Era preciso se posicionar. Arte passava a ser sinônimo de atitude. Aos que lhe perguntavam se sua atitude era uma ironia, respondia que não, que sua atitude tinha era “humor”. O que podia ser uma ironia, mas não deixava, de qualquer modo, de ser, também, humor.
Humor é uma estratégia dos quais muitos artistas e movimentos têm lançado mão, desde então. O movimento “Força Jovem” é um deles. Inspirado em slogans de campanhas eleitorais e na eterna relação entre a juventude e o novo (símbolo antigo do modernismo), brinca com símbolos e mitos revolucionários, vendendo carteirinhas de anarquista, atestado de herói, passe de líder, etc e utiliza-se da mais deslavada cara de pau para anunciar a redenção pelo futuro, com frases vazias, mas cheias de efeitos.

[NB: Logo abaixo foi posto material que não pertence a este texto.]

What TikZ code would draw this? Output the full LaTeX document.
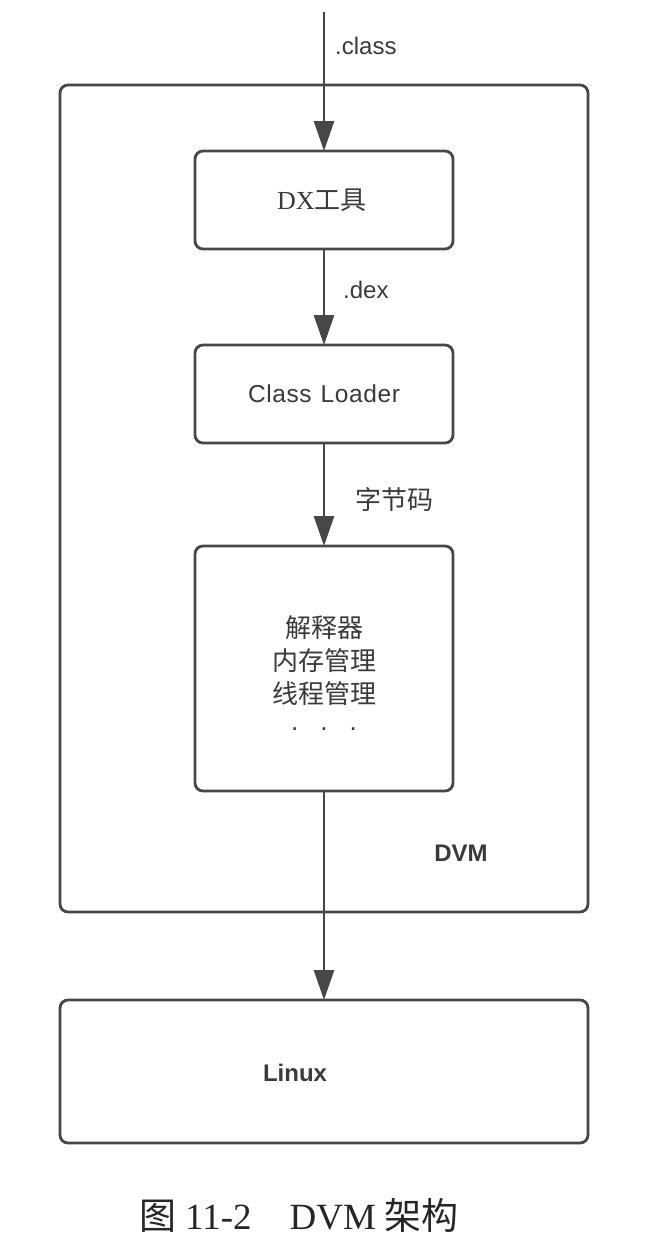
\documentclass[tikz,border=0pt]{standalone}
\usepackage{fontspec}
\setmainfont{Liberation Serif}
\newfontfamily\cjk{Noto Sans CJK SC}
\newfontfamily\sansf{Liberation Sans}
\usetikzlibrary{arrows.meta}
\definecolor{ln}{HTML}{474747}
\definecolor{tx}{HTML}{3A3A3A}
\begin{document}
\begin{tikzpicture}[x=1pt,y=-1pt,
  box/.style={draw=ln, line width=2.8pt, rounded corners=8pt, inner sep=0pt, outer sep=0pt, text=tx},
  flow/.style={draw=ln, line width=2.8pt, -{Triangle[width=20pt,length=30pt,fill=ln]}},
  lbl/.style={text=tx, inner sep=0pt, anchor=west},
  bodytext/.style={text=tx, inner sep=0pt}]
\useasboundingbox (0,0) rectangle (656,1258);
% boxes
\node[box, minimum width=528pt, minimum height=827pt] (dvm) at (324,498.5) {};
\node[box, minimum width=258pt, minimum height=98pt] (dx) at (324,200) {};
\node[box, minimum width=258pt, minimum height=98pt] (cl) at (324,394) {};
\node[box, minimum width=258pt, minimum height=245pt] (core) at (324,668.5) {};
\node[box, minimum width=528pt, minimum height=143pt] (linux) at (324,1071.5) {};
% texts in boxes
\node[bodytext, font=\fontsize{26}{30}\selectfont] (dxt) at (322,200) {DX{\cjk 工具}};
\node[bodytext, font=\sansf\fontsize{24.5}{30}\selectfont] (clt) at (324,394) {C\kern0.6pt l\kern0.6pt a\kern0.6pt s\kern0.6pt s\hspace{9pt}L\kern0.6pt o\kern0.6pt a\kern0.6pt d\kern0.6pt e\kern0.6pt r};
\node[bodytext, align=center, font=\cjk\fontsize{26}{33}\selectfont] (coret) at (324,673) {解释器\\内存管理\\线程管理\\[-6pt]{\sansf .\hspace{22pt}.\hspace{22pt}.}};
\node[bodytext, font=\sansf\bfseries\fontsize{24}{30}\selectfont] (dvmlbl) at (461,853) {DVM};
\node[bodytext, font=\sansf\bfseries\fontsize{24}{30}\selectfont] (linuxt) at (295,1073) {Linux};
% connectors
\coordinate (src) at (324,12);
\draw[flow] (src) -- (dx.north);
\draw[flow] (dx.south) -- (cl.north);
\draw[flow] (cl.south) -- (core.north);
\draw[flow] (core.south) -- (linux.north);
% connector labels
\node[lbl, font=\sansf\fontsize{24}{30}\selectfont] (lclass) at (335,46) {.class};
\node[lbl, font=\sansf\fontsize{24}{30}\selectfont] (ldex) at (343,290) {.dex};
\node[lbl, font=\cjk\fontsize{26}{30}\selectfont] (lbyte) at (355,500) {字节码};
% caption
\node[anchor=west, inner sep=0pt, text=black!85, font=\fontsize{37}{40}\selectfont] (cap) at (139,1215) {{\cjk 图}\hspace{9pt}11-2\hspace{38pt}DVM\hspace{9pt}{\cjk 架构}};
\end{tikzpicture}
\end{document}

Seu assumido cinismo o torna politicamente incorreto, e, ao mesmo tempo, crítico feroz da cooptação de quem usa a ingenuidade alheia para dela tirar partido.
O Stressionismo é outro movimento – movimento, não, surto! – cuja poética “está fundamentada na falta de poética”, segundo seu criador Wilson Inácio (www.stressionismo.hpg.ig.com.br) . O manifesto Stressionista prega que “todo artista é um crítico, mas nem todo crítico é um artista”.
O vídeo que apresenta trabalhos stressionistas começa com a gravação de uma fita cassete, parada, enquanto uma voz feminina diz coisas como: “o stressionismo quer defender a culinária enquanto arte. Comer é privilégio de poucos. A Arte, também”.
Outro “movimento surgido recentemente é o “Miguelismo”. Miguelismo, vem de “Migué”. Dar uma de “Migué”. De “João-sem-braço”. De conversar, tentando convencer. Ou de fingir que não é consigo a questão.
Seu “fundador”, João Fábio, inventou até uma exposição relâmpago de suas pinturas, cujo evento recebeu o sugestivo nome de C.I.P.Á. (Circuito Independente Paralelo de Artes), mostrando que até na falta do que dizer, “si pá, joga um migué que cola”.
Essa a lei do 171. Pode parecer ridículo, e o é, mas é incomparavelmente mais corrosivo e inteligente do que querer se passar por sério, fingindo-se estar acima do sarro e da gozação.